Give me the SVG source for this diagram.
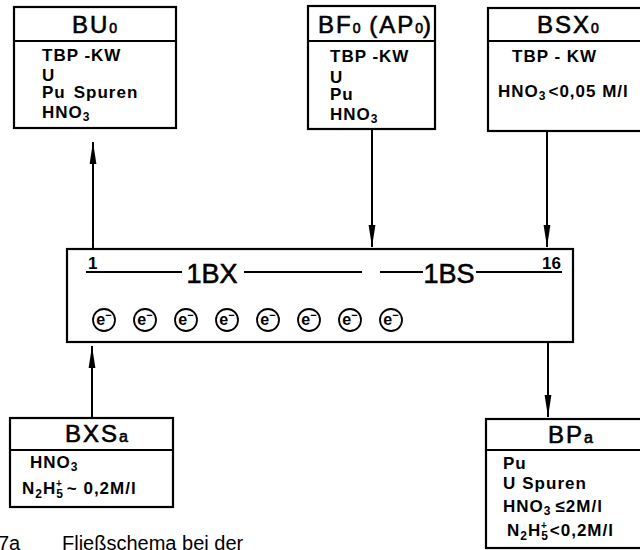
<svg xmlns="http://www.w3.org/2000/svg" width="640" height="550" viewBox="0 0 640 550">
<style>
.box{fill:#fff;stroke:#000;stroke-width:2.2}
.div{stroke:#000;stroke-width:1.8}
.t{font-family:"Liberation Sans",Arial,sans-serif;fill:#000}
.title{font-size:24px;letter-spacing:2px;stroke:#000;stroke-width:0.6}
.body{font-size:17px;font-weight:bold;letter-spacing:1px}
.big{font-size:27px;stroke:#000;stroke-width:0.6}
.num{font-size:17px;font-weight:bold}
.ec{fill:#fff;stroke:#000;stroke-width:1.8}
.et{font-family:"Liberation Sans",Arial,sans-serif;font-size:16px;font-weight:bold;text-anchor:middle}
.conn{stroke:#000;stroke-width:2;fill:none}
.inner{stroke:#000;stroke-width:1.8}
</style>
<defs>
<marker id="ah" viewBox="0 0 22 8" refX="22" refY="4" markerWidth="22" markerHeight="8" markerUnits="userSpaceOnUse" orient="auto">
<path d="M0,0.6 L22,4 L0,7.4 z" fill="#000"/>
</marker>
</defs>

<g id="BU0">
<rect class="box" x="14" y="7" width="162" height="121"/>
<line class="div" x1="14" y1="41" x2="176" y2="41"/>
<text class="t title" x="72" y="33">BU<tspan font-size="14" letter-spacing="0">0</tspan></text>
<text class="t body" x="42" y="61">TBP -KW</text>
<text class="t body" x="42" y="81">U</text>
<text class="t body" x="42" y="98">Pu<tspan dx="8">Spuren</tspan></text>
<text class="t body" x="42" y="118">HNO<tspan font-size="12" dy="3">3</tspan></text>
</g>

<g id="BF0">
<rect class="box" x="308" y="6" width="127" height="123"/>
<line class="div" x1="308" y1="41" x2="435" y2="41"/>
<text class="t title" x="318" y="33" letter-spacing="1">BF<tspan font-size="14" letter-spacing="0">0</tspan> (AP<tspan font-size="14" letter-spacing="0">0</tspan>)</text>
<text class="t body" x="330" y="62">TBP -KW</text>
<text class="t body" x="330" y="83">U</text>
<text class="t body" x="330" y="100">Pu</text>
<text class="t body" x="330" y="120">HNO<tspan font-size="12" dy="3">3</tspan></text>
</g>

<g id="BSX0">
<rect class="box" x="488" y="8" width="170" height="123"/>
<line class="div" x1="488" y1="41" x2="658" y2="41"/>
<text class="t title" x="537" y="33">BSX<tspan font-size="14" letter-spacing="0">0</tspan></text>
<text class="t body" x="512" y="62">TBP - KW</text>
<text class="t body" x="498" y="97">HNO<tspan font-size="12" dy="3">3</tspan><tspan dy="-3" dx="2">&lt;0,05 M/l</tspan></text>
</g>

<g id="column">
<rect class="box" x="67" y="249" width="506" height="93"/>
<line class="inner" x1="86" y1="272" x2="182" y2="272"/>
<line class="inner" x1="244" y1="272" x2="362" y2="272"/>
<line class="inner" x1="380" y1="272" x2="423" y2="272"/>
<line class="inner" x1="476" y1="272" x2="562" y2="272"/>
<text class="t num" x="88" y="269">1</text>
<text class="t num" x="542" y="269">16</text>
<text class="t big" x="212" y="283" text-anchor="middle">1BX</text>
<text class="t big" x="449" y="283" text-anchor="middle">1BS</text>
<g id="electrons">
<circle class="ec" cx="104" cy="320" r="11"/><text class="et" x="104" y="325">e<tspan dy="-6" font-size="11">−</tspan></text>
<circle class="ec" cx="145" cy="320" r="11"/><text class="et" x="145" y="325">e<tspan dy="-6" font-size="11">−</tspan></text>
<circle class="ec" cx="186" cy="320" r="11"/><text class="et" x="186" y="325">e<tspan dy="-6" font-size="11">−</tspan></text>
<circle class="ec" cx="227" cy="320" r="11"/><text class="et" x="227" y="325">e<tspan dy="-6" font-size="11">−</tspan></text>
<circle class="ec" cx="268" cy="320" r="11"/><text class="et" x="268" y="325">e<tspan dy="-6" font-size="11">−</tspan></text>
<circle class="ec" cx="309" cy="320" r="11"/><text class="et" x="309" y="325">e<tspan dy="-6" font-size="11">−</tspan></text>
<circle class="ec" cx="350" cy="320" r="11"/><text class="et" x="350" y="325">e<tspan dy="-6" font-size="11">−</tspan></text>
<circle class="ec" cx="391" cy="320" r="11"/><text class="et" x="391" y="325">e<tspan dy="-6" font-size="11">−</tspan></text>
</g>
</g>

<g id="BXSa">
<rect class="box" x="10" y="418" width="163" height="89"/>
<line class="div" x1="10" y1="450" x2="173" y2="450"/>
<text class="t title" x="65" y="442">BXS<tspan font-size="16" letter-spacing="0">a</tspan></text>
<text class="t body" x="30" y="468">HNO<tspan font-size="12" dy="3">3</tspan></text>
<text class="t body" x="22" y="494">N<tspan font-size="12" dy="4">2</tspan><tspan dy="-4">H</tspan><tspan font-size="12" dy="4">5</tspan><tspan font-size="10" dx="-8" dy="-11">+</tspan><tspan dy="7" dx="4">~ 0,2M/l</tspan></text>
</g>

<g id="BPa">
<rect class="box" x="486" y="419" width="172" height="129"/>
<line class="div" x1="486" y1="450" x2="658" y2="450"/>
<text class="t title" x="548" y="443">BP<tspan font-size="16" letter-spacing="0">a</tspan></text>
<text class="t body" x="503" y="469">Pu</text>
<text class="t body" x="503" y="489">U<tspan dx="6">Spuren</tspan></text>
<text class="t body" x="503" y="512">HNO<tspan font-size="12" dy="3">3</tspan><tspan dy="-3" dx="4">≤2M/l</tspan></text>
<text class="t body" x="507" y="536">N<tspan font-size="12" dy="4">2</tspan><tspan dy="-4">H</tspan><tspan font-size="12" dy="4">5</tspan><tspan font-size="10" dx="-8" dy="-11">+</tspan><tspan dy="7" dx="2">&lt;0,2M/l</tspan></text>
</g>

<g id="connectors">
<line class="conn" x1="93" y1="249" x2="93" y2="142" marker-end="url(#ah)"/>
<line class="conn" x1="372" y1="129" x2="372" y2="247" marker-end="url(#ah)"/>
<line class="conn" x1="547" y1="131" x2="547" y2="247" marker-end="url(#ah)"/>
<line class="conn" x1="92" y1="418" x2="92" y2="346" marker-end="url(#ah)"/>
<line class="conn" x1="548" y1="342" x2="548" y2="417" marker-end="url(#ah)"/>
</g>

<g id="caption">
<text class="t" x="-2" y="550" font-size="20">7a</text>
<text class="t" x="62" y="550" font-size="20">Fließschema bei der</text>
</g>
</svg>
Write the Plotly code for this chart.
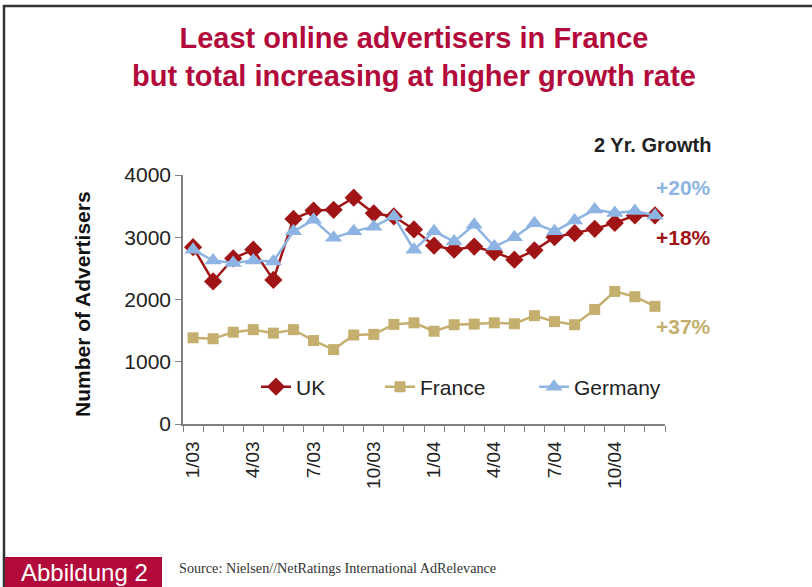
━━━━━━━━━━━━━━━━━━━━
### Task objective
Transcribe each entry above exactly, apart from the pictures.

### The reply
Give me the SVG source for this diagram.
<svg xmlns="http://www.w3.org/2000/svg" width="640" height="550" viewBox="0 0 640 550">
<style>
.box{fill:#fff;stroke:#000;stroke-width:2.2}
.div{stroke:#000;stroke-width:1.8}
.t{font-family:"Liberation Sans",Arial,sans-serif;fill:#000}
.title{font-size:24px;letter-spacing:2px;stroke:#000;stroke-width:0.6}
.body{font-size:17px;font-weight:bold;letter-spacing:1px}
.big{font-size:27px;stroke:#000;stroke-width:0.6}
.num{font-size:17px;font-weight:bold}
.ec{fill:#fff;stroke:#000;stroke-width:1.8}
.et{font-family:"Liberation Sans",Arial,sans-serif;font-size:16px;font-weight:bold;text-anchor:middle}
.conn{stroke:#000;stroke-width:2;fill:none}
.inner{stroke:#000;stroke-width:1.8}
</style>
<defs>
<marker id="ah" viewBox="0 0 22 8" refX="22" refY="4" markerWidth="22" markerHeight="8" markerUnits="userSpaceOnUse" orient="auto">
<path d="M0,0.6 L22,4 L0,7.4 z" fill="#000"/>
</marker>
</defs>

<g id="BU0">
<rect class="box" x="14" y="7" width="162" height="121"/>
<line class="div" x1="14" y1="41" x2="176" y2="41"/>
<text class="t title" x="72" y="33">BU<tspan font-size="14" letter-spacing="0">0</tspan></text>
<text class="t body" x="42" y="61">TBP -KW</text>
<text class="t body" x="42" y="81">U</text>
<text class="t body" x="42" y="98">Pu<tspan dx="8">Spuren</tspan></text>
<text class="t body" x="42" y="118">HNO<tspan font-size="12" dy="3">3</tspan></text>
</g>

<g id="BF0">
<rect class="box" x="308" y="6" width="127" height="123"/>
<line class="div" x1="308" y1="41" x2="435" y2="41"/>
<text class="t title" x="318" y="33" letter-spacing="1">BF<tspan font-size="14" letter-spacing="0">0</tspan> (AP<tspan font-size="14" letter-spacing="0">0</tspan>)</text>
<text class="t body" x="330" y="62">TBP -KW</text>
<text class="t body" x="330" y="83">U</text>
<text class="t body" x="330" y="100">Pu</text>
<text class="t body" x="330" y="120">HNO<tspan font-size="12" dy="3">3</tspan></text>
</g>

<g id="BSX0">
<rect class="box" x="488" y="8" width="170" height="123"/>
<line class="div" x1="488" y1="41" x2="658" y2="41"/>
<text class="t title" x="537" y="33">BSX<tspan font-size="14" letter-spacing="0">0</tspan></text>
<text class="t body" x="512" y="62">TBP - KW</text>
<text class="t body" x="498" y="97">HNO<tspan font-size="12" dy="3">3</tspan><tspan dy="-3" dx="2">&lt;0,05 M/l</tspan></text>
</g>

<g id="column">
<rect class="box" x="67" y="249" width="506" height="93"/>
<line class="inner" x1="86" y1="272" x2="182" y2="272"/>
<line class="inner" x1="244" y1="272" x2="362" y2="272"/>
<line class="inner" x1="380" y1="272" x2="423" y2="272"/>
<line class="inner" x1="476" y1="272" x2="562" y2="272"/>
<text class="t num" x="88" y="269">1</text>
<text class="t num" x="542" y="269">16</text>
<text class="t big" x="212" y="283" text-anchor="middle">1BX</text>
<text class="t big" x="449" y="283" text-anchor="middle">1BS</text>
<g id="electrons">
<circle class="ec" cx="104" cy="320" r="11"/><text class="et" x="104" y="325">e<tspan dy="-6" font-size="11">−</tspan></text>
<circle class="ec" cx="145" cy="320" r="11"/><text class="et" x="145" y="325">e<tspan dy="-6" font-size="11">−</tspan></text>
<circle class="ec" cx="186" cy="320" r="11"/><text class="et" x="186" y="325">e<tspan dy="-6" font-size="11">−</tspan></text>
<circle class="ec" cx="227" cy="320" r="11"/><text class="et" x="227" y="325">e<tspan dy="-6" font-size="11">−</tspan></text>
<circle class="ec" cx="268" cy="320" r="11"/><text class="et" x="268" y="325">e<tspan dy="-6" font-size="11">−</tspan></text>
<circle class="ec" cx="309" cy="320" r="11"/><text class="et" x="309" y="325">e<tspan dy="-6" font-size="11">−</tspan></text>
<circle class="ec" cx="350" cy="320" r="11"/><text class="et" x="350" y="325">e<tspan dy="-6" font-size="11">−</tspan></text>
<circle class="ec" cx="391" cy="320" r="11"/><text class="et" x="391" y="325">e<tspan dy="-6" font-size="11">−</tspan></text>
</g>
</g>

<g id="BXSa">
<rect class="box" x="10" y="418" width="163" height="89"/>
<line class="div" x1="10" y1="450" x2="173" y2="450"/>
<text class="t title" x="65" y="442">BXS<tspan font-size="16" letter-spacing="0">a</tspan></text>
<text class="t body" x="30" y="468">HNO<tspan font-size="12" dy="3">3</tspan></text>
<text class="t body" x="22" y="494">N<tspan font-size="12" dy="4">2</tspan><tspan dy="-4">H</tspan><tspan font-size="12" dy="4">5</tspan><tspan font-size="10" dx="-8" dy="-11">+</tspan><tspan dy="7" dx="4">~ 0,2M/l</tspan></text>
</g>

<g id="BPa">
<rect class="box" x="486" y="419" width="172" height="129"/>
<line class="div" x1="486" y1="450" x2="658" y2="450"/>
<text class="t title" x="548" y="443">BP<tspan font-size="16" letter-spacing="0">a</tspan></text>
<text class="t body" x="503" y="469">Pu</text>
<text class="t body" x="503" y="489">U<tspan dx="6">Spuren</tspan></text>
<text class="t body" x="503" y="512">HNO<tspan font-size="12" dy="3">3</tspan><tspan dy="-3" dx="4">≤2M/l</tspan></text>
<text class="t body" x="507" y="536">N<tspan font-size="12" dy="4">2</tspan><tspan dy="-4">H</tspan><tspan font-size="12" dy="4">5</tspan><tspan font-size="10" dx="-8" dy="-11">+</tspan><tspan dy="7" dx="2">&lt;0,2M/l</tspan></text>
</g>

<g id="connectors">
<line class="conn" x1="93" y1="249" x2="93" y2="142" marker-end="url(#ah)"/>
<line class="conn" x1="372" y1="129" x2="372" y2="247" marker-end="url(#ah)"/>
<line class="conn" x1="547" y1="131" x2="547" y2="247" marker-end="url(#ah)"/>
<line class="conn" x1="92" y1="418" x2="92" y2="346" marker-end="url(#ah)"/>
<line class="conn" x1="548" y1="342" x2="548" y2="417" marker-end="url(#ah)"/>
</g>

<g id="caption">
<text class="t" x="-2" y="550" font-size="20">7a</text>
<text class="t" x="62" y="550" font-size="20">Fließschema bei der</text>
</g>
</svg>
Write the Plotly code for this chart.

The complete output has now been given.